◆ Data for processing:
**********

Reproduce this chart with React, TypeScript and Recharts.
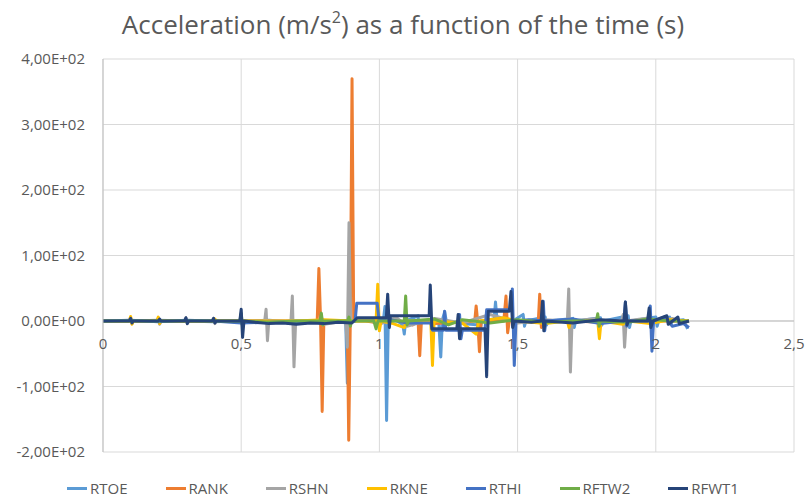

**********

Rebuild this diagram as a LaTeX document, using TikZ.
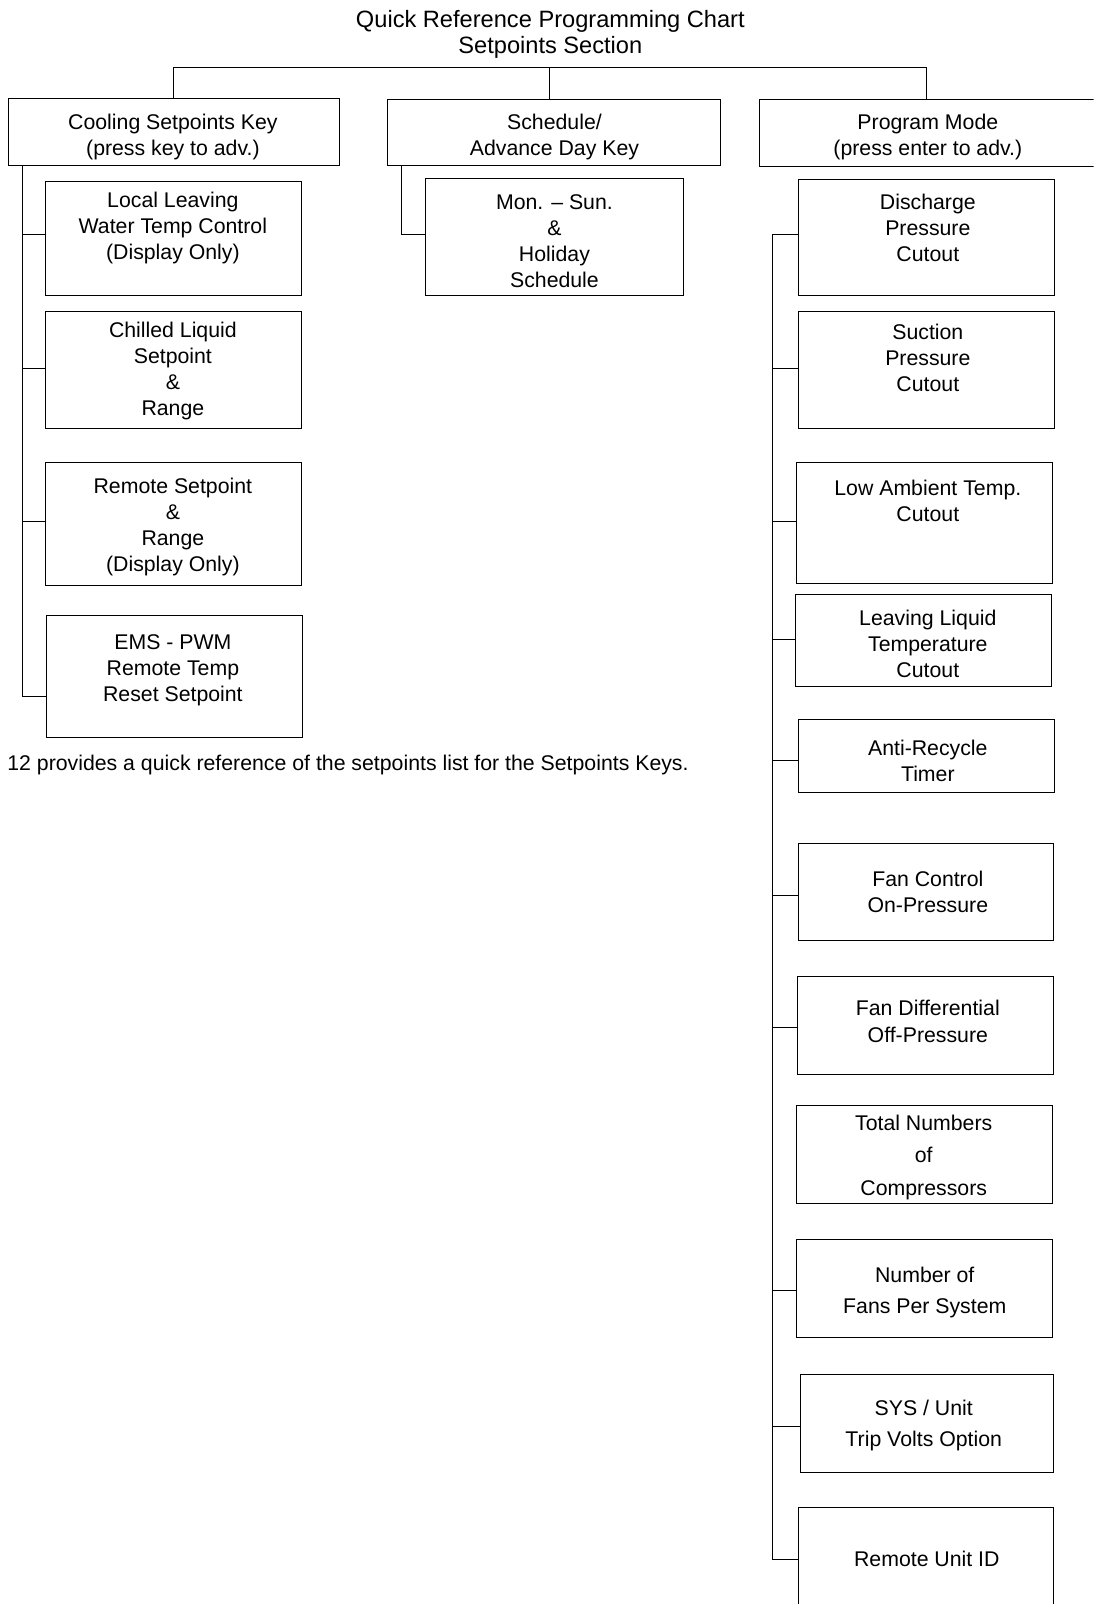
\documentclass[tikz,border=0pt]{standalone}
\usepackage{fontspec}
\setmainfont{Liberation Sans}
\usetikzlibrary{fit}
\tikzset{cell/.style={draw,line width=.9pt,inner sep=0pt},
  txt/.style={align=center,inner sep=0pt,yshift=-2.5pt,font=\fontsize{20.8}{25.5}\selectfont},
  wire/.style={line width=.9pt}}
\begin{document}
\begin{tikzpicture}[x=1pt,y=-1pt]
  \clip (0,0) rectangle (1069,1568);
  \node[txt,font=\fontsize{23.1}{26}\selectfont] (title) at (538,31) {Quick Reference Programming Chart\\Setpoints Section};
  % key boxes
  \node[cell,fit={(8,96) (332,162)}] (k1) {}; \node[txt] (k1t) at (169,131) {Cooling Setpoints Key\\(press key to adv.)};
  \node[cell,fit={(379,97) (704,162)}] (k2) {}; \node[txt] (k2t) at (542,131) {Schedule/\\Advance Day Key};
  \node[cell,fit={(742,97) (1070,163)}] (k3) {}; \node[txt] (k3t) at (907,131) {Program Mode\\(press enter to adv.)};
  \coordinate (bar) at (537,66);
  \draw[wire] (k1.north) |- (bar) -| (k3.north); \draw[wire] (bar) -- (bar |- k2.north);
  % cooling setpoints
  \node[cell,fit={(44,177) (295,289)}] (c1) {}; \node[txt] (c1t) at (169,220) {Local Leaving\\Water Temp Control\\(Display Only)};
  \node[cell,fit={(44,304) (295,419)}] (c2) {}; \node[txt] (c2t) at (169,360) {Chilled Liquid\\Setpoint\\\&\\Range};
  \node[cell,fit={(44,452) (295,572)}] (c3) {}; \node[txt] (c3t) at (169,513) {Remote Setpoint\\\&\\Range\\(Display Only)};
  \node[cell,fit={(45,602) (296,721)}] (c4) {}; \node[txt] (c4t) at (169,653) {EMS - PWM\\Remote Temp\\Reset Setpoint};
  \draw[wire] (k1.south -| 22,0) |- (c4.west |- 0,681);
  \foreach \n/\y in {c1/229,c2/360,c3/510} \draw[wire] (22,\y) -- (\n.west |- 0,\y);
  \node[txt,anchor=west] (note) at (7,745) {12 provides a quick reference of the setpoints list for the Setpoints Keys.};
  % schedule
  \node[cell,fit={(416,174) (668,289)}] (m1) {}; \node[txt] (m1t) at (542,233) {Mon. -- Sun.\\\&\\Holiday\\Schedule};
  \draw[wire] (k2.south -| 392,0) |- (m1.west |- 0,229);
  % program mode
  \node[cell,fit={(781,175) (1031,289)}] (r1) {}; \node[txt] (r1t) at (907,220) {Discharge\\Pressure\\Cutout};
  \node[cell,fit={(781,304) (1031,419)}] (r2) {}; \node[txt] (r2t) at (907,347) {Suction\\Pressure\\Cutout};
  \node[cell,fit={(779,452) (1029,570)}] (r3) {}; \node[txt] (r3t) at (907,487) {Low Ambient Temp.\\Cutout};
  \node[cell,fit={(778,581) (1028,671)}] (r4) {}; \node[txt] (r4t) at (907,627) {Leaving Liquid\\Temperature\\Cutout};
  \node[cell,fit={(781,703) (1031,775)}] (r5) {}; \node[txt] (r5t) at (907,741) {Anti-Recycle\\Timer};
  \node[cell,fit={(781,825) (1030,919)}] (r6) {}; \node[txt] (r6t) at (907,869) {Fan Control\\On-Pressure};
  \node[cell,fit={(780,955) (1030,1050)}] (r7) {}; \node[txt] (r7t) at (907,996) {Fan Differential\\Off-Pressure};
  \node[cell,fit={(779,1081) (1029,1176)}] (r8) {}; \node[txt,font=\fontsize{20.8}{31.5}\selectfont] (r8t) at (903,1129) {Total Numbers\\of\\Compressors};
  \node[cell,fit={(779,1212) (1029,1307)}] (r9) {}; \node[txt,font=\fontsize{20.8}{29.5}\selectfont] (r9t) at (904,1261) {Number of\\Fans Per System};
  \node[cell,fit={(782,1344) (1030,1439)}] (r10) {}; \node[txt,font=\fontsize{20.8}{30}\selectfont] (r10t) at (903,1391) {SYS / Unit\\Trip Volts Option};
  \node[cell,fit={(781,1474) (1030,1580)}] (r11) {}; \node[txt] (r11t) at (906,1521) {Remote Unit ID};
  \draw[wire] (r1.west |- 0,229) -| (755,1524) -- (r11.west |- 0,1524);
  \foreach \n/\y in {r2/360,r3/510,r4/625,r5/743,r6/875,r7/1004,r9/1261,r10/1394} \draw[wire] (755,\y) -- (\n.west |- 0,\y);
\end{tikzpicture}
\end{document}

**********

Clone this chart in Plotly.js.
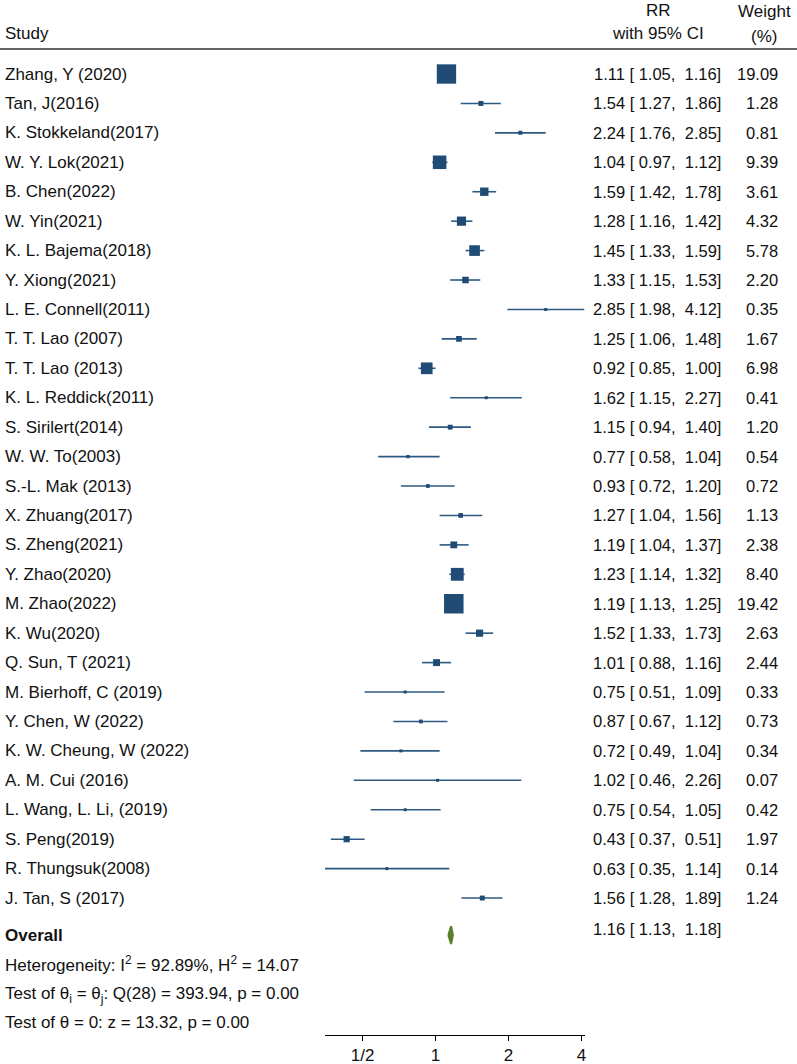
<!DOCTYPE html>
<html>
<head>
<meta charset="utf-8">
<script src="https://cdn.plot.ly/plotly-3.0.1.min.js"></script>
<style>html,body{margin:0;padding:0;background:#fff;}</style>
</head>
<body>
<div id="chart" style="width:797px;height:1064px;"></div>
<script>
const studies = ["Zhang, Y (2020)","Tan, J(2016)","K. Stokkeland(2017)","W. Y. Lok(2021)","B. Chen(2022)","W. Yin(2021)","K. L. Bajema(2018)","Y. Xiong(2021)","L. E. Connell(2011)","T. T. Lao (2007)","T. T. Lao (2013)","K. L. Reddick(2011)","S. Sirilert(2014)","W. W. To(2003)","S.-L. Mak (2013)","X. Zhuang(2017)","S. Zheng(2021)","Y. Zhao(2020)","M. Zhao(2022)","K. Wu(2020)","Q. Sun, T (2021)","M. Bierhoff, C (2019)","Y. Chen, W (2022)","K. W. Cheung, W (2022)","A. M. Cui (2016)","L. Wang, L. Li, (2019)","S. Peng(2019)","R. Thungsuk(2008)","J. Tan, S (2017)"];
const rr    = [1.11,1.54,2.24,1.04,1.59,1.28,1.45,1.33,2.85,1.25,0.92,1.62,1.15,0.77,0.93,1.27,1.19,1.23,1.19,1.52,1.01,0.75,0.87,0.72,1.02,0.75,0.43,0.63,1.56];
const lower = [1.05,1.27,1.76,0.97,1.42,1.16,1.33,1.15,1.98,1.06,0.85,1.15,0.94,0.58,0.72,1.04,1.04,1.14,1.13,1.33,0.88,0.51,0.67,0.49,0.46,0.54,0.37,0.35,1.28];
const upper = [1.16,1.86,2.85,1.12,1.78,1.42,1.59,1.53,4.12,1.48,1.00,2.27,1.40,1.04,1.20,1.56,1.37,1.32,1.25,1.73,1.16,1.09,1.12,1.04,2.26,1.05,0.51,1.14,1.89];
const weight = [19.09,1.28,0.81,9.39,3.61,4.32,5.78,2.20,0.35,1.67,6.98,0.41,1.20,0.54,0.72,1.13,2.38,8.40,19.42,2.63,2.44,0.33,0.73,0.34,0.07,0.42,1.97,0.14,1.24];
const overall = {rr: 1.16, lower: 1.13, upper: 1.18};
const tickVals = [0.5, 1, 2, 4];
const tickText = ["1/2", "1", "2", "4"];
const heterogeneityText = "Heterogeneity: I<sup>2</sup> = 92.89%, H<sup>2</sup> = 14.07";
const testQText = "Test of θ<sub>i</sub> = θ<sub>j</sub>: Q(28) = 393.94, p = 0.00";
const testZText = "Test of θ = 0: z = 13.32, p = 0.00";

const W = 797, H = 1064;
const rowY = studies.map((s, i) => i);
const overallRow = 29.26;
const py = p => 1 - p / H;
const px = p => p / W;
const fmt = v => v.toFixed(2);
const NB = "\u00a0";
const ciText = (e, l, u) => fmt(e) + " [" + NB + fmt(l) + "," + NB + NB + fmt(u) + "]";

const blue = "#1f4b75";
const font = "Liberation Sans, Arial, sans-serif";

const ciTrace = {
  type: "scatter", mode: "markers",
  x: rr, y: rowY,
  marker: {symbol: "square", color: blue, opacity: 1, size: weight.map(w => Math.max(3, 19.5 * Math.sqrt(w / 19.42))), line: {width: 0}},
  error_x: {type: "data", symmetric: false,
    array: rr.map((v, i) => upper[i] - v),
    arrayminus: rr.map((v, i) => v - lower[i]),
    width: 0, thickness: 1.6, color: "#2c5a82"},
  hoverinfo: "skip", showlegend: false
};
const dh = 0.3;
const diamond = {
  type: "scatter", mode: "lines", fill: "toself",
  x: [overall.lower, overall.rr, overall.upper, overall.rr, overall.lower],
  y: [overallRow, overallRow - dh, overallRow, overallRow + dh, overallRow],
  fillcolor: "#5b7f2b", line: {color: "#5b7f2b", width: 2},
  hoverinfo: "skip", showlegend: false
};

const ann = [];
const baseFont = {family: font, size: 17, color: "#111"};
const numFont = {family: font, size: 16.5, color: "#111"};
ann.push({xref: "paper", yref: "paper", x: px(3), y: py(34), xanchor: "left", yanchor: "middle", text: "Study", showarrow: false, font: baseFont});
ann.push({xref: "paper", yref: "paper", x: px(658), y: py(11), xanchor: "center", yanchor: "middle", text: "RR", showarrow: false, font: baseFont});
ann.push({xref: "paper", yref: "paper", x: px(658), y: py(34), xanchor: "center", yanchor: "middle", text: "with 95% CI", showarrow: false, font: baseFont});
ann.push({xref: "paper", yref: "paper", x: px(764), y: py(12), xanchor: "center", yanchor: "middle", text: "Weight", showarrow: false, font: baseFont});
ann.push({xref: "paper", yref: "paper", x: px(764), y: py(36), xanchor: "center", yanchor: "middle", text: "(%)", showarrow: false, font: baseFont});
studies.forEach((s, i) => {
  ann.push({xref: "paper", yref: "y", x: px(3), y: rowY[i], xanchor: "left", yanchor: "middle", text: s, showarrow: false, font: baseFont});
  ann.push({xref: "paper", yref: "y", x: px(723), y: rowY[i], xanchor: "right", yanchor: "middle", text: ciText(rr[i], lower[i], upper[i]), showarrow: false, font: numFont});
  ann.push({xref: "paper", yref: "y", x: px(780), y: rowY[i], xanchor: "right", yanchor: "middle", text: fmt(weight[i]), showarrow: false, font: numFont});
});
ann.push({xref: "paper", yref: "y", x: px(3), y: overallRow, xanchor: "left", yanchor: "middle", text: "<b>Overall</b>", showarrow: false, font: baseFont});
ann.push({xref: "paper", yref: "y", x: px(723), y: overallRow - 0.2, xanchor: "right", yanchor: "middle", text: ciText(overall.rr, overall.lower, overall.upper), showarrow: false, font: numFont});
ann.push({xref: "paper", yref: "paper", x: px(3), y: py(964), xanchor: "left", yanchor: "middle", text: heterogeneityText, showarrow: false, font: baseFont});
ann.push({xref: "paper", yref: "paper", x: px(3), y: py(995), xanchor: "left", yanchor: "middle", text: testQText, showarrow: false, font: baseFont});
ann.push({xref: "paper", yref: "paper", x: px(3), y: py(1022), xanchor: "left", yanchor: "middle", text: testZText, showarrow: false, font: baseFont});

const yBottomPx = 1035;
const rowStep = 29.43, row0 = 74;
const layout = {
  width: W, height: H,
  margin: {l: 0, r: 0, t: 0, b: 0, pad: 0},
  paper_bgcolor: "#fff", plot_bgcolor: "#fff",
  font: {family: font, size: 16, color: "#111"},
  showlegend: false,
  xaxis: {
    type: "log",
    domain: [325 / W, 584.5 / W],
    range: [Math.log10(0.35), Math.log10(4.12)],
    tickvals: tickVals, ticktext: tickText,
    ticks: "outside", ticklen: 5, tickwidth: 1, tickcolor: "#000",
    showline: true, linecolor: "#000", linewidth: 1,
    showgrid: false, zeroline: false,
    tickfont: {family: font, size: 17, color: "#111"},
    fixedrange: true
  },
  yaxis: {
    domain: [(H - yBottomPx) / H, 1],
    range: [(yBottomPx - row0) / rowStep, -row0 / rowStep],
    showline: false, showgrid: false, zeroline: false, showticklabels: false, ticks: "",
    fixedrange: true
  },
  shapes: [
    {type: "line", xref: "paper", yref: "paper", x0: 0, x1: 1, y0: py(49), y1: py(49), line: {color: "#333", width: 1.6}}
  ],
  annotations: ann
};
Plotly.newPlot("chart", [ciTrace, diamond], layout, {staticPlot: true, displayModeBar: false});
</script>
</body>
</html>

**********

Search the data above for lines holding "with" and copy each of them.

Reproduce this chart with React, TypeScript and Recharts.
ann.push({xref: "paper", yref: "paper", x: px(658), y: py(34), xanchor: "center", yanchor: "middle", text: "with 95% CI", showarrow: false, font: baseFont});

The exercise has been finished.